Le Tanio est un bon exemple des difficultés que pose le vieillissement des épaves. Après sa dépollution et le colmatage de ses orifices de coque dans les mois qui avaient suivi son naufrage, l’épave du Tanio n’a plus fait parler d’elle pendant des dizaines d’années. Mais la corrosion, les assauts du temps et des courants, sans compter les activités humaines comme la pêche aux arts traînants, ont provoqué sa fragilisation dans la durée et in fine l’apparition de nouvelles fuites. Des opérations de repérage et colmatage des orifices de coque ont été conduites par des moyens de la Marine avec l’expertise de la Cephismer et du Ceppol en septembre 2020. En parallèle, j’ai adopté un dispositif réglementaire proscrivant certaines activités de pêche sur l’épave afin de préserver l’intégrité de cette dernière. En tant que préfet maritime, j’ai à cœur que nous puissions mener à son terme la sécurisation de cette épave pour limiter au maximum son impact sur l’environnement marin.

Témoignage

Capitaine de frégate Raphaël Fachinetti, commandant du Centre d’expertises pratiques de lutte antipollution (Ceppol)
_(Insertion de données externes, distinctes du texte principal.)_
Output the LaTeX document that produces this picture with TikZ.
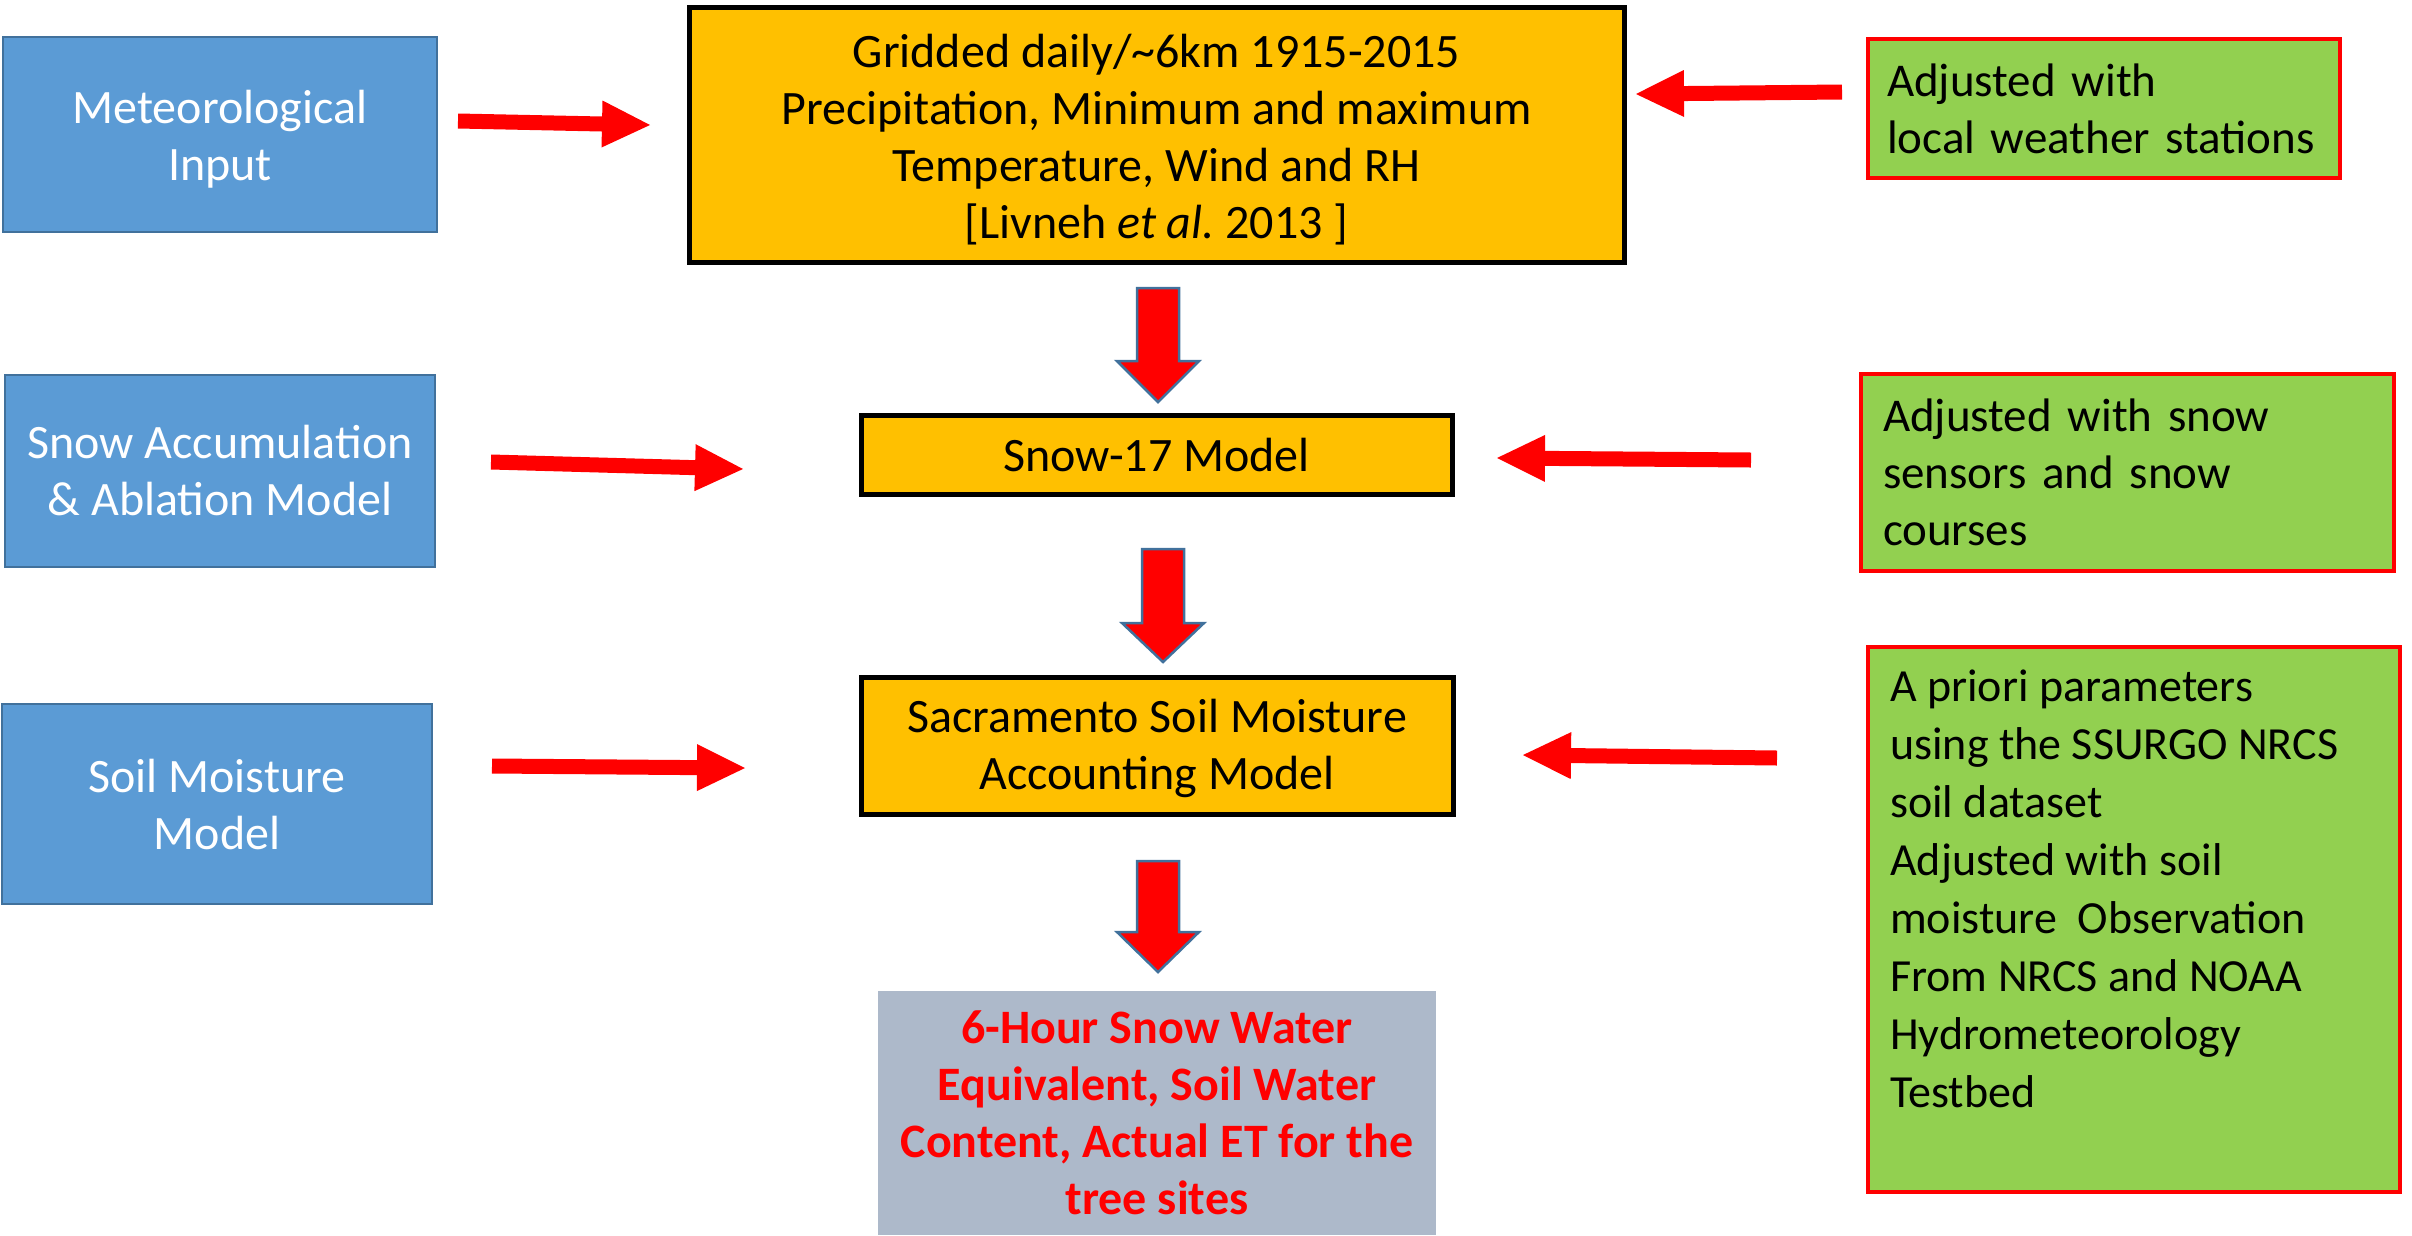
\documentclass[tikz,border=0pt]{standalone}
\usepackage{fontspec}
\setmainfont{Carlito}
\usetikzlibrary{arrows.meta}
\frenchspacing
\definecolor{inblue}{HTML}{5B9BD5}
\definecolor{inedge}{HTML}{41719C}
\definecolor{modorange}{HTML}{FFC000}
\definecolor{adjgreen}{HTML}{92D050}
\definecolor{outgrey}{HTML}{ADB9CA}
\newcommand{\bigtxt}{\fontsize{48pt}{57pt}\selectfont}
\newcommand{\grntxt}{\fontsize{47pt}{57pt}\selectfont}
\newcommand{\smltxt}{\fontsize{46pt}{58pt}\selectfont}
\newcommand{\blockdown}[4]{% cx, top, headstart, tip
  \filldraw[fill=red, draw=inedge, line width=2.5pt, line join=miter]
    (#1-21,#2) -- (#1+21,#2) -- (#1+21,#3) -- (#1+41,#3) -- (#1,#4)
    -- (#1-41,#3) -- (#1-21,#3) -- cycle;}
\begin{document}
\begin{tikzpicture}[x=1pt,y=-1pt,
  inbox/.style={draw=inedge, line width=2pt, fill=inblue, text=white,
    font=\bigtxt, align=center, inner sep=0pt},
  modelbox/.style={draw=black, line width=5pt, fill=modorange,
    font=\bigtxt, align=center, inner sep=0pt},
  adjbox/.style={draw=red, line width=4pt, fill=adjgreen,
    font=\grntxt, align=left, inner ysep=0pt},
  outbox/.style={fill=outgrey, text=red, font=\bigtxt\bfseries,
    align=center, inner xsep=0pt, inner ysep=20pt},
  harrow/.style={draw=red, line width=15pt,
    -{Triangle[length=48pt 0 0, width=47pt 0 0, line width=0pt]}}]
\useasboundingbox (0,0) rectangle (2412,1235);

% left input boxes
\node[inbox, minimum width=434pt, minimum height=195pt] (met) at (220,134.5)
  {\rule{0pt}{42pt}Meteorological\\Input};
\node[inbox, minimum width=430pt, minimum height=192pt] (snowacc) at (220,471)
  {Snow Accumulation\\\& Ablation Model};
\node[inbox, minimum width=430pt, minimum height=200pt] (soilm) at (217,804)
  {Soil Moisture\\Model};

% central model boxes
\node[modelbox, minimum width=935pt, minimum height=255pt] (grid) at (1156.5,134.5)
  {\rule{0pt}{44pt}Gridded daily/\textasciitilde6km 1915-2015\\Precipitation, Minimum and maximum\\Temperature, Wind and RH\\{[}Livneh \textit{et al.} 2013 ]};
\node[modelbox, minimum width=591pt, minimum height=79pt] (snow17) at (1156.5,454.5)
  {Snow-17 Model};
\node[modelbox, minimum width=592pt, minimum height=137pt] (sac) at (1157,745.5)
  {\rule{0pt}{40pt}Sacramento Soil Moisture\\Accounting Model};
\node[outbox, minimum width=558pt, anchor=north] (out) at (1157,991)
  {6-Hour Snow Water\\Equivalent, Soil Water\\Content, Actual ET for the\\tree sites};

% right adjustment boxes
\node[adjbox, inner xsep=19pt, text width=434pt, minimum height=139pt] (adj1) at (2104,108.5)
  {Adjusted with\\local weather stations};
\node[adjbox, inner xsep=22pt, text width=489pt, minimum height=197pt] (adj2) at (2127.5,472.5)
  {Adjusted with snow\\sensors and snow\\courses};
\node[draw=red, line width=4pt, fill=adjgreen, minimum width=532pt, minimum height=545pt,
  inner sep=0pt] (adj3) at (2134,919.5) {};
\node[font=\smltxt, align=left, anchor=base west, inner sep=0pt] (adj3t) at (1890,1107)
  {A priori parameters\\using the SSURGO NRCS\\soil dataset\\Adjusted with soil\\moisture\ \ Observation\\From NRCS and NOAA\\Hydrometeorology\\Testbed};

% horizontal arrows
\coordinate (a1s) at (458,121);  \coordinate (a1e) at (650,125);
\coordinate (a2s) at (491,462);  \coordinate (a2e) at (743,469);
\coordinate (a4s) at (492,766);  \coordinate (a4e) at (745,768);
\coordinate (a6s) at (1842,92);  \coordinate (a6e) at (1636,94);
\coordinate (a3s) at (1751,460); \coordinate (a3e) at (1497,458);
\coordinate (a5s) at (1777,758); \coordinate (a5e) at (1523,755);
\draw[harrow] (a1s) -- (a1e);
\draw[harrow] (a2s) -- (a2e);
\draw[harrow] (a4s) -- (a4e);
\draw[harrow] (a6s) -- (a6e);
\draw[harrow] (a3s) -- (a3e);
\draw[harrow] (a5s) -- (a5e);

% block down arrows
\blockdown{1158}{288}{361}{402}
\blockdown{1163}{549}{623}{662}
\blockdown{1158}{861}{932}{972}
\end{tikzpicture}
\end{document}
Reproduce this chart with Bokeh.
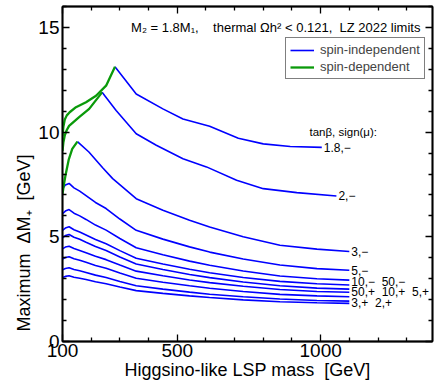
from bokeh.plotting import figure
from bokeh.models import FixedTicker, LinearAxis, Range1d, Title
from bokeh.core.properties import value
from bokeh.embed import file_html
from bokeh.resources import INLINE

# ---------------- data ----------------
# tanb=1.8, sign(mu)=-  (spin-dependent part, then spin-independent part)
x_18m_sd = [100, 103, 108, 115, 125, 147, 182, 217, 252, 283]
y_18m_sd = [9.8, 10.25, 10.6, 10.8, 10.95, 11.19, 11.43, 11.74, 12.22, 13.12]
x_18m_si = [283, 357, 450, 520, 613, 713, 800, 894, 1004]
y_18m_si = [13.12, 11.82, 11.11, 10.63, 10.28, 9.71, 9.44, 9.31, 9.27]

# tanb=2, -
x_2m_sd = [100, 103, 108, 115, 123, 158, 193, 238]
y_2m_sd = [9.1, 9.5, 9.85, 10.1, 10.3, 10.72, 11.11, 11.9]
x_2m_si = [238, 287, 357, 427, 520, 602, 707, 800, 917, 1055]
y_2m_si = [11.9, 11.03, 9.92, 9.37, 8.73, 8.34, 7.70, 7.30, 7.11, 6.95]

# tanb=3, -
x_3m_sd = [100, 105, 110, 122, 134, 152]
y_3m_sd = [7.05, 7.5, 7.9, 8.7, 9.2, 9.55]
x_3m_si = [152, 192, 240, 275, 357, 450, 543, 613, 730, 858, 987, 1100]
y_3m_si = [9.55, 9.05, 8.3, 7.78, 6.82, 6.27, 5.79, 5.47, 5.0, 4.6, 4.41, 4.3]

# lower curves, spin-independent only
x_lo = [100, 110, 123, 140, 160, 182, 215, 252, 300, 357, 450, 543, 613, 730, 858, 987, 1100]
y_5m = [7.30, 7.47, 7.55, 7.34, 7.18, 6.97, 6.64, 6.35, 5.85, 5.31, 4.89, 4.52, 4.27, 3.94, 3.65, 3.48, 3.40]
y_10m = [6.10, 6.23, 6.30, 6.13, 6.00, 5.83, 5.56, 5.32, 4.92, 4.48, 4.14, 3.84, 3.64, 3.37, 3.13, 3.00, 2.93]
y_50m = [5.31, 5.42, 5.48, 5.34, 5.23, 5.09, 4.87, 4.67, 4.34, 3.98, 3.70, 3.45, 3.28, 3.06, 2.87, 2.76, 2.70]
y_50p = [4.95, 5.06, 5.11, 4.98, 4.88, 4.74, 4.54, 4.35, 4.04, 3.70, 3.44, 3.20, 3.05, 2.84, 2.66, 2.55, 2.50]
y_10p = [4.42, 4.51, 4.55, 4.44, 4.35, 4.24, 4.07, 3.91, 3.65, 3.36, 3.14, 2.94, 2.81, 2.64, 2.48, 2.39, 2.35]
y_5p = [3.94, 4.01, 4.05, 3.95, 3.88, 3.78, 3.63, 3.50, 3.27, 3.02, 2.83, 2.66, 2.54, 2.39, 2.25, 2.18, 2.14]
y_3p = [3.42, 3.49, 3.52, 3.44, 3.38, 3.30, 3.17, 3.06, 2.87, 2.66, 2.50, 2.36, 2.26, 2.14, 2.03, 1.96, 1.93]
y_2p = [3.06, 3.11, 3.14, 3.07, 3.02, 2.96, 2.85, 2.76, 2.60, 2.43, 2.30, 2.18, 2.10, 1.99, 1.90, 1.85, 1.82]

# curve-end labels
end_labels = ["1.8,\u2212", "2,\u2212", "3,\u2212", "5,\u2212",
              "10,\u2212\u00a0 50,\u2212", "50,+\u00a0 10,+\u00a0 5,+", "3,+\u00a0 2,+"]
end_label_x = [1004, 1055, 1100, 1100, 1100, 1100, 1100]
end_label_y = [9.27, 6.95, 4.3, 3.4, 2.84, 2.36, 1.83]

x_ticks = [100, 500, 1000]
x_minor = [200, 300, 400, 600, 700, 800, 900, 1100, 1200, 1300]
y_ticks = [0, 5, 10, 15]
y_minor = [1, 2, 3, 4, 6, 7, 8, 9, 11, 12, 13, 14, 16]

title_text = "M\u2082 = 1.8M\u2081,\u00a0\u00a0\u00a0 thermal \u03a9h\u00b2 < 0.121,\u00a0\u00a0LZ 2022 limits"
legend_text = "tan\u03b2, sign(\u03bc):"
y_label = "Maximum\u00a0 \u0394M\u208a\u00a0 [GeV]"
x_label = "Higgsino-like LSP mass\u00a0 [GeV]"

# ---------------- style ----------------
BLUE = "#0000ff"
GREEN = "#0a9a0a"
FONT = "Liberation Sans"
W_SI = 1.6
W_SD = 2.3

p = figure(width=434, height=382, x_range=Range1d(100, 1390), y_range=Range1d(0, 16),
           output_backend="svg", toolbar_location=None,
           min_border_left=62, min_border_right=2, min_border_top=6, min_border_bottom=39)
p.background_fill_color = "white"
p.border_fill_color = "white"
p.outline_line_color = "black"
p.outline_line_width = 1.5
p.xgrid.visible = False
p.ygrid.visible = False

# lines
p.line(x_18m_si, y_18m_si, color=BLUE, line_width=W_SI, legend_label="spin-independent")
p.line(x_2m_si, y_2m_si, color=BLUE, line_width=W_SI)
p.line(x_3m_si, y_3m_si, color=BLUE, line_width=W_SI)
for ys in [y_5m, y_10m, y_50m, y_50p, y_10p, y_5p, y_3p, y_2p]:
    p.line(x_lo, ys, color=BLUE, line_width=W_SI)
p.line(x_18m_sd, y_18m_sd, color=GREEN, line_width=W_SD, legend_label="spin-dependent")
p.line(x_2m_sd, y_2m_sd, color=GREEN, line_width=W_SD)
p.line(x_3m_sd, y_3m_sd, color=GREEN, line_width=W_SD)

# texts
p.text(x=end_label_x, y=end_label_y, text=end_labels, text_font=value(FONT),
       text_font_size="12px", text_baseline="middle", text_align="left", x_offset=2,
       text_color="black")
p.text(x=[961], y=[10.0], text=[legend_text], text_font=value(FONT), text_font_size="11.5px",
       text_baseline="middle", text_align="left", text_color="black")
p.text(x=[1348], y=[15.0], text=[title_text], text_font=value(FONT), text_font_size="13px",
       text_baseline="middle", text_align="right", text_color="black")

# axes
def style_axis(ax, labels=True):
    ax.axis_line_width = 1.8
    ax.axis_line_color = "black"
    ax.major_tick_in = 7
    ax.major_tick_out = 0
    ax.minor_tick_in = 4
    ax.minor_tick_out = 0
    ax.major_tick_line_width = 1.3
    ax.minor_tick_line_width = 1.3
    ax.major_label_text_font = FONT
    if labels:
        ax.major_label_text_font_size = "19px"
        ax.major_label_text_color = "black"
    else:
        ax.major_label_text_font_size = "1px"
        ax.major_label_text_color = None
        ax.major_label_standoff = 0

xt = FixedTicker(ticks=x_ticks, minor_ticks=x_minor)
yt = FixedTicker(ticks=y_ticks, minor_ticks=y_minor)

xa = p.xaxis[0]
xa.ticker = xt
style_axis(xa)
xa.major_label_standoff = 2
xa.axis_label = x_label
xa.axis_label_text_font = FONT
xa.axis_label_text_font_size = "18px"
xa.axis_label_text_font_style = "normal"
xa.axis_label_text_color = "black"
xa.axis_label_standoff = 0

ya = p.yaxis[0]
ya.ticker = yt
style_axis(ya)
ya.major_label_standoff = 3

top = LinearAxis(ticker=xt)
style_axis(top, labels=False)
p.add_layout(top, "above")
right = LinearAxis(ticker=yt)
style_axis(right, labels=False)
p.add_layout(right, "right")

ytitle = Title(text=y_label, align="left", offset=10, standoff=4,
               text_font=FONT, text_font_size="18px", text_font_style="normal",
               text_color="black")
p.add_layout(ytitle, "left")

# legend
lg = p.legend[0]
lg.location = (223, 262)
lg.border_line_color = "black"
lg.border_line_width = 1
lg.background_fill_color = "white"
lg.background_fill_alpha = 1
lg.label_text_font = FONT
lg.label_text_font_size = "13px"
lg.glyph_width = 24
lg.glyph_height = 14
lg.label_height = 14
lg.label_standoff = 6
lg.spacing = 2
lg.padding = 4
lg.margin = 0

open("out.html", "w").write(file_html(p, INLINE))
Lorsqu’en 2019 les hydrocarbures furent identifiés comme provenant du Tanio, la préfecture maritime a fait appel au Ceppol en tant que dépositaire du retour d’expérience. L’étude des rapports du chantier de dépollution menée en 1981 par la Comex6 a permis de comprendre pourquoi le pétrole refaisait surface. À l’époque, pour pomper les hydrocarbures retenus dans les cales, des vannes avaient été posées puis scellées sur la coque. Les épave étant en général très poissonneuses, les vannes ont fini par être arrachées par des engins de pêche. Forts de l’expérience du pompage des épaves du Peter Sif et du Laplace, notre rôle a été de conseiller la section intervention engin (SIE) de la Cephismer et le service logistique de la Marine (SLM) sur les modes d’action et la conception des engins qui devaient colmater les brèches. Après l’arrachage de 3 des 10 premières plaques posées en 2020, leur forme a été modifiée pour qu’elles présentent le moins d’aspérités possible. Ce fut vraiment un travail d’équipe avec la SIE et le SLM.

6. Compagnie maritime d’expertise fondée en septembre 1961 par Henri-Germain Delauze et spécialiste des interventions en plongée sous-marine.